--- Start of Rows ---

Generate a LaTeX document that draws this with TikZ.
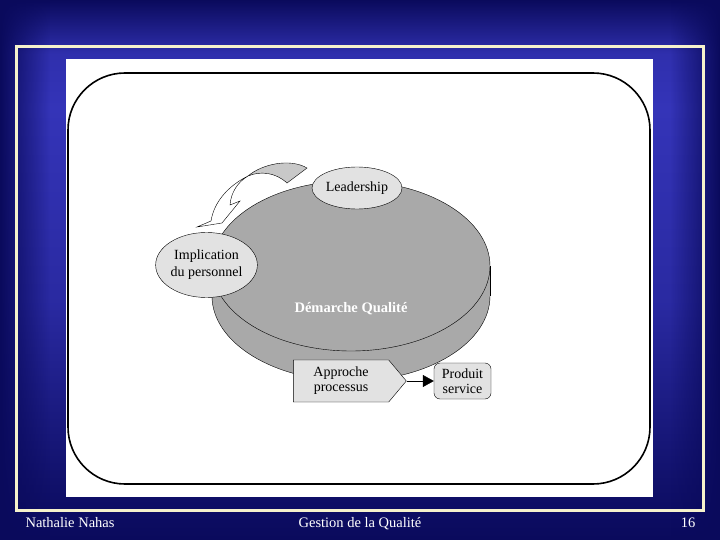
\documentclass[tikz,border=0pt]{standalone}
\usepackage{fontspec}
\setmainfont{Liberation Serif}
\usetikzlibrary{positioning,shapes.geometric,shapes.symbols,arrows.meta,fadings}

\definecolor{navy}{HTML}{0A0A5C}
\definecolor{slideblue}{HTML}{3434B8}
\definecolor{cream}{HTML}{F6F2CC}
\definecolor{discgray}{HTML}{A9A9A9}
\definecolor{bubblegray}{HTML}{E2E2E2}
\definecolor{ribbongray}{HTML}{C8C8C8}

% fond de la diapo
\pgfdeclareverticalshading{slidebg}{100bp}{color(0bp)=(navy); color(25bp)=(navy);
  color(30bp)=(navy!85!slideblue); color(47bp)=(navy!25!slideblue);
  color(65bp)=(slideblue); color(70bp)=(slideblue!88!navy);
  color(75bp)=(navy); color(100bp)=(navy)}

\begin{document}
\begin{tikzpicture}[x=1pt,y=-1pt,
  bulle/.style={ellipse,draw,fill=bubblegray,inner sep=0pt,align=center,
    font=\fontsize{14}{17}\selectfont},
  boite/.style={draw,fill=bubblegray,align=center,inner sep=0pt,
    font=\fontsize{14}{15}\selectfont},
  pied/.style={text=white,anchor=base,font=\fontsize{14.5}{16}\selectfont}]
\useasboundingbox (0,0) rectangle (720,540);
\shade[shading=slidebg] (0,0) rectangle (720,540);
\fill[navy,path fading=east] (0,0) rectangle (50,540);
\fill[navy,path fading=west] (670,0) rectangle (720,540);
\draw[cream,line width=3] (16.5,46.5) rectangle (703.5,510.5);
\fill[white] (66,59) rectangle (653,497);
\draw[line width=1.6,rounded corners=57] (68,73) rectangle (650,484);

% le disque
\node[ellipse,draw,fill=discgray,minimum width=278,minimum height=170] (socle) at (351,296) {};
\fill[discgray] (212,266) rectangle (490,296);
\draw (212,266) -- (212,296);
\draw (490,266) -- (490,296);
\node[ellipse,draw,fill=discgray,minimum width=278,minimum height=170] (disque) at (351,266) {};
\node[text=white,font=\bfseries\fontsize{14.5}{16}\selectfont] (demarche) at (351,309) {Démarche Qualité};

% fleche courbe
\filldraw[fill=ribbongray] (248,176) .. controls (262,164) and (290,158) .. (307,168)
  -- (287,183) .. controls (275,172) and (260,171) .. (248,176) -- cycle;
\filldraw[fill=white] (248,176) .. controls (228,186) and (214,202) .. (211,221)
  -- (197,227) -- (222,223) -- (240,201) -- (230,205)
  .. controls (231,192) and (238,182) .. (248,176) -- cycle;

\node[bulle,minimum width=90,minimum height=42] (leader) at (357,188) {Leadership};
\node[bulle,minimum width=97,minimum height=65] (implic) at (206.5,265) {Implication\\du personnel};

\node[boite,shape=signal,signal to=east,signal pointer angle=100,
  minimum width=113,minimum height=42] (approche) at (341,381) {Approche\\processus};
\node[boite,rounded corners=6,minimum width=57,minimum height=36] (produit) at (462.5,381) {Produit\\service};
\draw[-{Triangle[length=11,width=12]}] (approche.east) -- (produit.west);

% bas de page
\node[pied,anchor=base west] (auteur) at (22,527) {Nathalie Nahas};
\node[pied] (titre) at (360,527) {Gestion de la Qualité};
\node[pied] (numero) at (688,527) {16};
\end{tikzpicture}
\end{document}
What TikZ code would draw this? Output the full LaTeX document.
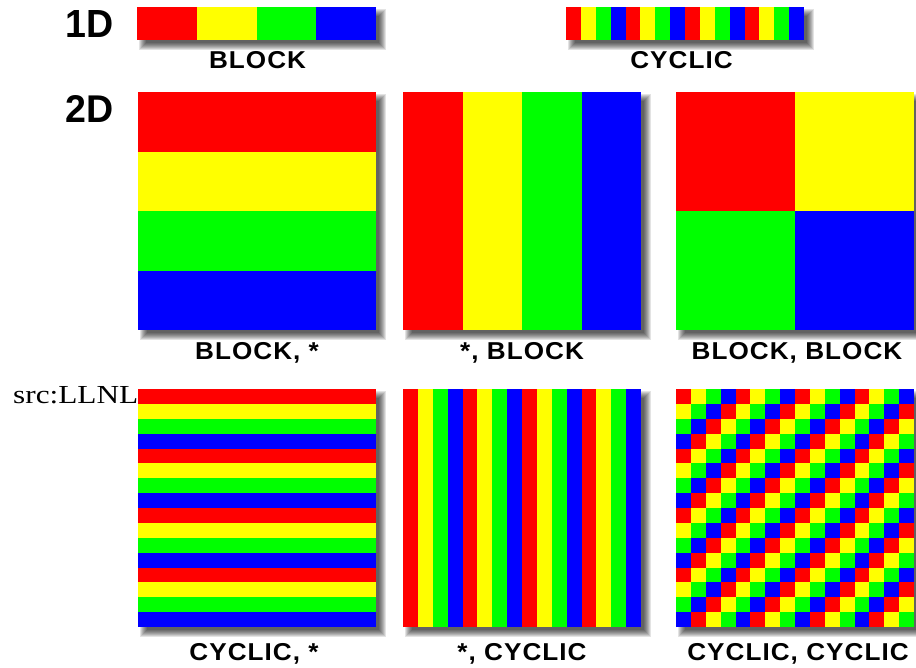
\documentclass[tikz,border=0pt]{standalone}
\usepackage{fontspec}
\setmainfont{Liberation Serif}
\newfontfamily\labfont[LetterSpace=4]{Liberation Sans}
\newfontfamily\rowfont{Liberation Sans}
\definecolor{c0}{RGB}{255,0,0}
\definecolor{c1}{RGB}{255,255,0}
\definecolor{c2}{RGB}{0,255,0}
\definecolor{c3}{RGB}{0,0,255}
\newcommand\pshadow[4]{%
  \foreach \k in {-3,...,4}{%
    \fill[black,fill opacity=0.11] ({#1+6-\k},{#2+6-\k}) rectangle ({#3+6+\k},{#4+6+\k});
  }}
\newcommand\labtext[1]{\scalebox{1.07}[1]{\labfont\bfseries\fontsize{24.4}{28}\selectfont #1}}
\tikzset{lab/.style={inner sep=0pt, anchor=base}}
\begin{document}
\begin{tikzpicture}[x=1pt,y=-1pt]
\useasboundingbox (0,0) rectangle (916,667);
\fill[white] (0,0) rectangle (916,667);
% source text (behind panels)
\node[inner sep=0pt, anchor=base west] (src) at (13,403) {\resizebox{125pt}{17pt}{src:LLNL}};
% row labels
\node[inner sep=0pt, anchor=base west] (l1d) at (65,37) {\resizebox{48pt}{27pt}{\rowfont\bfseries 1D}};
\node[inner sep=0pt, anchor=base west] (l2d) at (65,122) {\resizebox{48pt}{27pt}{\rowfont\bfseries 2D}};
% shadows
\pshadow{137}{7}{376}{40}
\pshadow{566}{7}{804}{40}
\pshadow{138}{92}{376}{330}
\pshadow{403}{92}{641}{330}
\pshadow{676}{92}{914}{330}
\pshadow{138}{389}{376}{627}
\pshadow{403}{389}{641}{627}
\pshadow{676}{389}{914}{627}
% 1D block
\foreach \i in {0,...,3}{
  \fill[c\i] ({137+\i*59.75},7) rectangle ({137+(\i+1)*59.75+0.3},40);
}
% 1D cyclic
\foreach \i in {0,...,15}{
  \pgfmathtruncatemacro\c{mod(\i,4)}
  \fill[c\c] ({566+\i*14.875},7) rectangle ({566+(\i+1)*14.875+0.3},40);
}
% BLOCK, *
\foreach \i in {0,...,3}{
  \fill[c\i] (138,{92+\i*59.5}) rectangle (376,{92+(\i+1)*59.5+0.3});
}
% *, BLOCK
\foreach \i in {0,...,3}{
  \fill[c\i] ({403+\i*59.5},92) rectangle ({403+(\i+1)*59.5+0.3},330);
}
% BLOCK, BLOCK
\fill[c0] (676,92) rectangle (795.3,211.3);
\fill[c1] (795,92) rectangle (914,211.3);
\fill[c2] (676,211) rectangle (795.3,330);
\fill[c3] (795,211) rectangle (914,330);
% CYCLIC, *
\foreach \i in {0,...,15}{
  \pgfmathtruncatemacro\c{mod(\i,4)}
  \fill[c\c] (138,{389+\i*14.875}) rectangle (376,{389+(\i+1)*14.875+0.3});
}
% *, CYCLIC
\foreach \i in {0,...,15}{
  \pgfmathtruncatemacro\c{mod(\i,4)}
  \fill[c\c] ({403+\i*14.875},389) rectangle ({403+(\i+1)*14.875+0.3},627);
}
% CYCLIC, CYCLIC
\foreach \i in {0,...,15}{
  \foreach \j in {0,...,15}{
    \pgfmathtruncatemacro\c{mod(\i+\j,4)}
    \fill[c\c] ({676+\j*14.875},{389+\i*14.875}) rectangle ({676+(\j+1)*14.875+0.3},{389+(\i+1)*14.875+0.3});
  }
}
% labels
\node[lab] (tblock) at (257.5,68) {\labtext{BLOCK}};
\node[lab] (tcyclic) at (681.5,68) {\labtext{CYCLIC}};
\node[lab] (tbs) at (257,359) {\labtext{BLOCK, *}};
\node[lab] (tsb) at (522,359) {\labtext{*, BLOCK}};
\node[lab] (tbb) at (797,359) {\labtext{BLOCK, BLOCK}};
\node[lab] (tcs) at (254,660) {\labtext{CYCLIC, *}};
\node[lab] (tsc) at (522,660) {\labtext{*, CYCLIC}};
\node[lab] (tcc) at (798,660) {\labtext{CYCLIC, CYCLIC}};
\end{tikzpicture}
\end{document}
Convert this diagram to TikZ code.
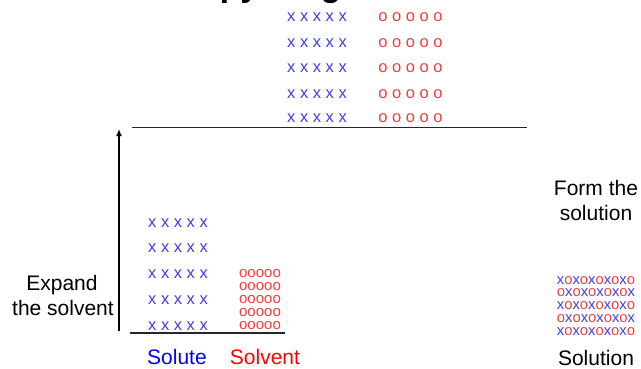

--- End of Rows ---

§ What you should do
How many of the lines above include the word "LaTeX"? Respond with the number alone.

§ Answer to this task
2